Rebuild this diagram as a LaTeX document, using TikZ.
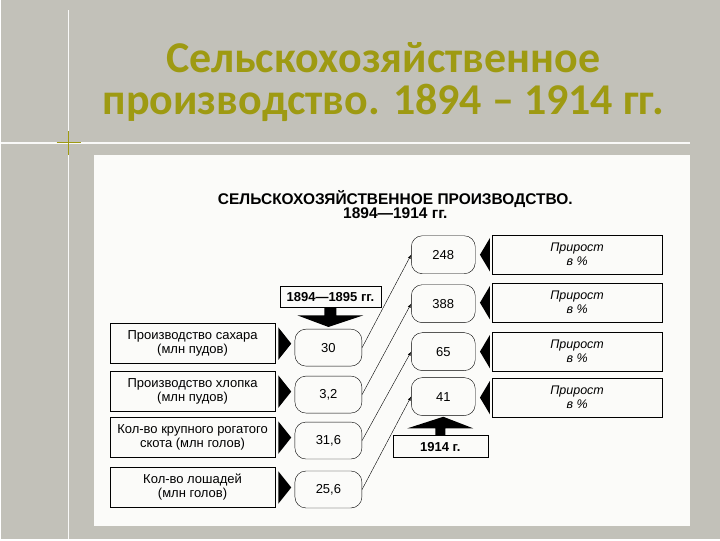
\documentclass[tikz,border=0pt]{standalone}
\usepackage{fontspec}
\setmainfont{Liberation Sans}
\newfontfamily\titlefont{Carlito}
\usetikzlibrary{calc}
\definecolor{slidegrey}{HTML}{C2C1B9}
\definecolor{titleolive}{HTML}{9E9A12}
\definecolor{paper}{HTML}{FBFBF9}
\tikzset{
	factbox/.style={draw,semithick,minimum width=165pt,minimum height=40pt,align=center,inner sep=1pt,font=\fontsize{13}{14}\selectfont},
	valbox/.style={draw,rounded corners=11pt,minimum width=67pt,minimum height=37pt,font=\fontsize{13}{14}\selectfont},
	gainbox/.style={draw,semithick,minimum width=170pt,minimum height=39pt,align=center,font=\fontsize{12.5}{14}\selectfont\itshape},
	yearbox/.style={draw,inner sep=0pt,font=\bfseries\fontsize{13}{14}\selectfont},
	growth/.style={-latex,thin}
}
\begin{document}
\begin{tikzpicture}[x=1pt,y=-1pt]
	\fill [slidegrey] (0,0) rectangle (720,540);
	\draw [white!90!slidegrey,line width=1.5pt] (68,10) -- (68,540);
	\draw [white!90!slidegrey,line width=1.5pt] (0,143) -- (690,143);
	\draw [titleolive,thick] (56,143) -- (80,143) (68,131) -- (68,155);
	\fill [paper] (93,155) rectangle (690,527);
	\node (title) [align=center,text=titleolive,font=\titlefont\bfseries\fontsize{44}{42}\selectfont] at (383,82) {Сельскохозяйственное\\производство. 1894 – 1914 гг.};
	\node (heading) [align=center,font=\bfseries\fontsize{15.5}{14}\selectfont] at (395,205) {СЕЛЬСКОХОЗЯЙСТВЕННОЕ ПРОИЗВОДСТВО.\\1894—1914 гг.};
	\node (sugar) [factbox] at (192,344) {Производство сахара\\(млн пудов)};
	\node (cotton) [factbox] at (192,392) {Производство хлопка\\(млн пудов)};
	\node (cattle) [factbox] at (192,438) {Кол-во крупного рогатого\\скота (млн голов)};
	\node (horses) [factbox] at (192,488) {Кол-во лошадей\\(млн голов)};
	\node (sugarA) [valbox] at (328,348) {30};
	\node (cottonA) [valbox] at (328,395) {3,2};
	\node (cattleA) [valbox] at (328,441) {31,6};
	\node (horsesA) [valbox] at (328,490) {25,6};
	\node (sugarB) [valbox,minimum width=64pt,minimum height=38pt] at (443,255) {248};
	\node (cottonB) [valbox,minimum width=64pt,minimum height=38pt] at (443,304) {388};
	\node (cattleB) [valbox,minimum width=64pt,minimum height=38pt] at (443,352) {65};
	\node (horsesB) [valbox,minimum width=64pt,minimum height=38pt] at (443,397) {41};
	\node (gain1) [gainbox] at (577,255) {Прирост\\в \%};
	\node (gain2) [gainbox] at (577,303) {Прирост\\в \%};
	\node (gain3) [gainbox] at (577,352) {Прирост\\в \%};
	\node (gain4) [gainbox] at (577,398) {Прирост\\в \%};
	\node (start) [yearbox,minimum width=101pt,minimum height=21pt] at (330,297) {1894—1895 гг.};
	\node (finish) [yearbox,minimum width=95pt,minimum height=22pt] at (440,447) {1914 г.};
	\foreach \a in {sugar,cotton,cattle,horses}
		\fill ($(\a.north east)+(3,4)$) -- ($(\a.east)+(16,0)$) -- ($(\a.south east)+(3,-4)$) -- cycle;
	\foreach \b in {1,2,3,4}
		\fill ($(gain\b.north west)+(-2,3)$) -- ($(gain\b.west)+(-12,0)$) -- ($(gain\b.south west)+(-2,-3)$) -- cycle;
	\fill ($(start.south)+(-6,0)$) -- ++(0,8) -- ++(-27,0) -- ($(sugarA.north)+(0,-2)$) -- ($(start.south)+(33,8)$) -- ++(-27,0) -- ++(0,-8) -- cycle;
	\fill ($(finish.north)+(-5,0)$) -- ++(0,-7) -- ++(-28,0) -- ($(horsesB.south)+(0,1)$) -- ($(finish.north)+(33,-7)$) -- ++(-28,0) -- ++(0,7) -- cycle;
	\draw [growth] (sugarA.east) -- (sugarB.west);
	\draw [growth] (cottonA.east) -- (cottonB.west);
	\draw [growth] (cattleA.east) -- (cattleB.west);
	\draw [growth] (horsesA.east) -- (horsesB.west);
\end{tikzpicture}
\end{document}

════════════════

Instruction
Leave out the pictures and give the listing above again exactly.

Task response
Rebuild this diagram as a LaTeX document, using TikZ.
\documentclass[tikz,border=0pt]{standalone}
\usepackage{fontspec}
\setmainfont{Liberation Sans}
\newfontfamily\titlefont{Carlito}
\usetikzlibrary{calc}
\definecolor{slidegrey}{HTML}{C2C1B9}
\definecolor{titleolive}{HTML}{9E9A12}
\definecolor{paper}{HTML}{FBFBF9}
\tikzset{
	factbox/.style={draw,semithick,minimum width=165pt,minimum height=40pt,align=center,inner sep=1pt,font=\fontsize{13}{14}\selectfont},
	valbox/.style={draw,rounded corners=11pt,minimum width=67pt,minimum height=37pt,font=\fontsize{13}{14}\selectfont},
	gainbox/.style={draw,semithick,minimum width=170pt,minimum height=39pt,align=center,font=\fontsize{12.5}{14}\selectfont\itshape},
	yearbox/.style={draw,inner sep=0pt,font=\bfseries\fontsize{13}{14}\selectfont},
	growth/.style={-latex,thin}
}
\begin{document}
\begin{tikzpicture}[x=1pt,y=-1pt]
	\fill [slidegrey] (0,0) rectangle (720,540);
	\draw [white!90!slidegrey,line width=1.5pt] (68,10) -- (68,540);
	\draw [white!90!slidegrey,line width=1.5pt] (0,143) -- (690,143);
	\draw [titleolive,thick] (56,143) -- (80,143) (68,131) -- (68,155);
	\fill [paper] (93,155) rectangle (690,527);
	\node (title) [align=center,text=titleolive,font=\titlefont\bfseries\fontsize{44}{42}\selectfont] at (383,82) {Сельскохозяйственное\\производство. 1894 – 1914 гг.};
	\node (heading) [align=center,font=\bfseries\fontsize{15.5}{14}\selectfont] at (395,205) {СЕЛЬСКОХОЗЯЙСТВЕННОЕ ПРОИЗВОДСТВО.\\1894—1914 гг.};
	\node (sugar) [factbox] at (192,344) {Производство сахара\\(млн пудов)};
	\node (cotton) [factbox] at (192,392) {Производство хлопка\\(млн пудов)};
	\node (cattle) [factbox] at (192,438) {Кол-во крупного рогатого\\скота (млн голов)};
	\node (horses) [factbox] at (192,488) {Кол-во лошадей\\(млн голов)};
	\node (sugarA) [valbox] at (328,348) {30};
	\node (cottonA) [valbox] at (328,395) {3,2};
	\node (cattleA) [valbox] at (328,441) {31,6};
	\node (horsesA) [valbox] at (328,490) {25,6};
	\node (sugarB) [valbox,minimum width=64pt,minimum height=38pt] at (443,255) {248};
	\node (cottonB) [valbox,minimum width=64pt,minimum height=38pt] at (443,304) {388};
	\node (cattleB) [valbox,minimum width=64pt,minimum height=38pt] at (443,352) {65};
	\node (horsesB) [valbox,minimum width=64pt,minimum height=38pt] at (443,397) {41};
	\node (gain1) [gainbox] at (577,255) {Прирост\\в \%};
	\node (gain2) [gainbox] at (577,303) {Прирост\\в \%};
	\node (gain3) [gainbox] at (577,352) {Прирост\\в \%};
	\node (gain4) [gainbox] at (577,398) {Прирост\\в \%};
	\node (start) [yearbox,minimum width=101pt,minimum height=21pt] at (330,297) {1894—1895 гг.};
	\node (finish) [yearbox,minimum width=95pt,minimum height=22pt] at (440,447) {1914 г.};
	\foreach \a in {sugar,cotton,cattle,horses}
		\fill ($(\a.north east)+(3,4)$) -- ($(\a.east)+(16,0)$) -- ($(\a.south east)+(3,-4)$) -- cycle;
	\foreach \b in {1,2,3,4}
		\fill ($(gain\b.north west)+(-2,3)$) -- ($(gain\b.west)+(-12,0)$) -- ($(gain\b.south west)+(-2,-3)$) -- cycle;
	\fill ($(start.south)+(-6,0)$) -- ++(0,8) -- ++(-27,0) -- ($(sugarA.north)+(0,-2)$) -- ($(start.south)+(33,8)$) -- ++(-27,0) -- ++(0,-8) -- cycle;
	\fill ($(finish.north)+(-5,0)$) -- ++(0,-7) -- ++(-28,0) -- ($(horsesB.south)+(0,1)$) -- ($(finish.north)+(33,-7)$) -- ++(-28,0) -- ++(0,7) -- cycle;
	\draw [growth] (sugarA.east) -- (sugarB.west);
	\draw [growth] (cottonA.east) -- (cottonB.west);
	\draw [growth] (cattleA.east) -- (cattleB.west);
	\draw [growth] (horsesA.east) -- (horsesB.west);
\end{tikzpicture}
\end{document}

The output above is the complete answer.